- **To do**
Extract the opening line of the entries and every line after it, stopping at and including the line that contains "import matplotlib.pyplot as plt". Do not include pictures.

[Start of Data for this exercise]

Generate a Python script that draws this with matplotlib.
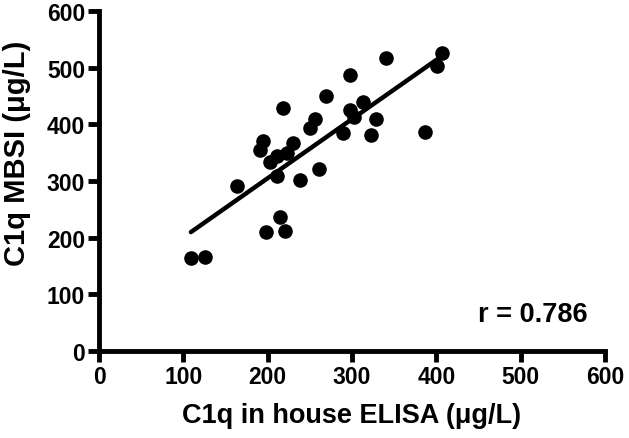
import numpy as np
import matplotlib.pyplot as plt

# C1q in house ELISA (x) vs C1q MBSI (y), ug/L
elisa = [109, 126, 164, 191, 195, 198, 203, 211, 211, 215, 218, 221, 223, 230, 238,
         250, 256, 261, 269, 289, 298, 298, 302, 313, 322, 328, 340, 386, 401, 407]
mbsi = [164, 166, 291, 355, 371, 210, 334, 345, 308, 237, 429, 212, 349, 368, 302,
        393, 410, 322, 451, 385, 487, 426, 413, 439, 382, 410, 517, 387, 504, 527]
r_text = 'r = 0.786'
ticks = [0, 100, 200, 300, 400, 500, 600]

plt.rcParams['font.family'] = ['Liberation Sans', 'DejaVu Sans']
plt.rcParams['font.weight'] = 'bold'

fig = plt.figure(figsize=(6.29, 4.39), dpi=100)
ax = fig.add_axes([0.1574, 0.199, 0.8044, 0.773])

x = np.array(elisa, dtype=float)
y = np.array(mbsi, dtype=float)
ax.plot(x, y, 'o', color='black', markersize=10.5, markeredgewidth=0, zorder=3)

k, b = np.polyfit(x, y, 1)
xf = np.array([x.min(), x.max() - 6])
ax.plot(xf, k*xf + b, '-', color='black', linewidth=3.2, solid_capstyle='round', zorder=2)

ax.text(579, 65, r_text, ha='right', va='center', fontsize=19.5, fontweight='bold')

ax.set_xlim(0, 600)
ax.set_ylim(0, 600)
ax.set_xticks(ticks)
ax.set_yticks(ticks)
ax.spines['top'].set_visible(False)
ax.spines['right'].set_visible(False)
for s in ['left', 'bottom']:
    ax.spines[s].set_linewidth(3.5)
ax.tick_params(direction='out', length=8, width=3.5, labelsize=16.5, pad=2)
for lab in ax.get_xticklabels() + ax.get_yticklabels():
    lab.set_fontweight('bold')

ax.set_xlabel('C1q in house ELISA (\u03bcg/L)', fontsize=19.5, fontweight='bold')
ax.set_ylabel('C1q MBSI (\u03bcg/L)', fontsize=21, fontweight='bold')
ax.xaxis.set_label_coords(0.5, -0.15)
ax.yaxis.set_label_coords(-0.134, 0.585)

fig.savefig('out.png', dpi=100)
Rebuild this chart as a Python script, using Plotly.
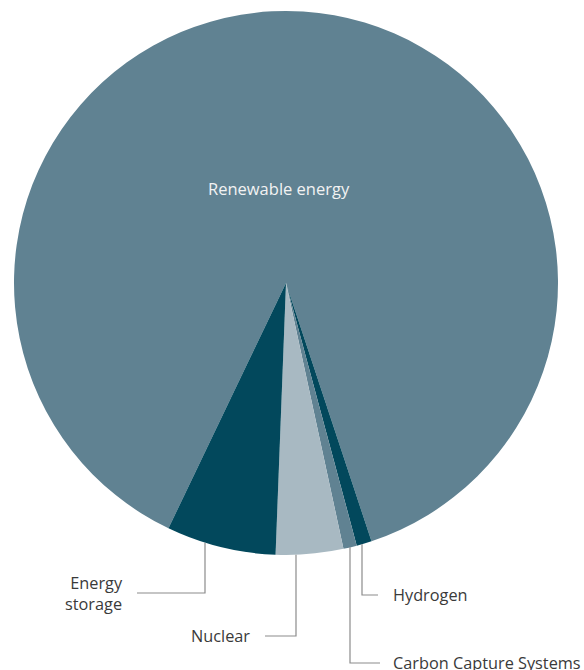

[End of Data for this exercise]

- **Answer in full**
Generate a Python script that draws this with matplotlib.
import numpy as np
import matplotlib.pyplot as plt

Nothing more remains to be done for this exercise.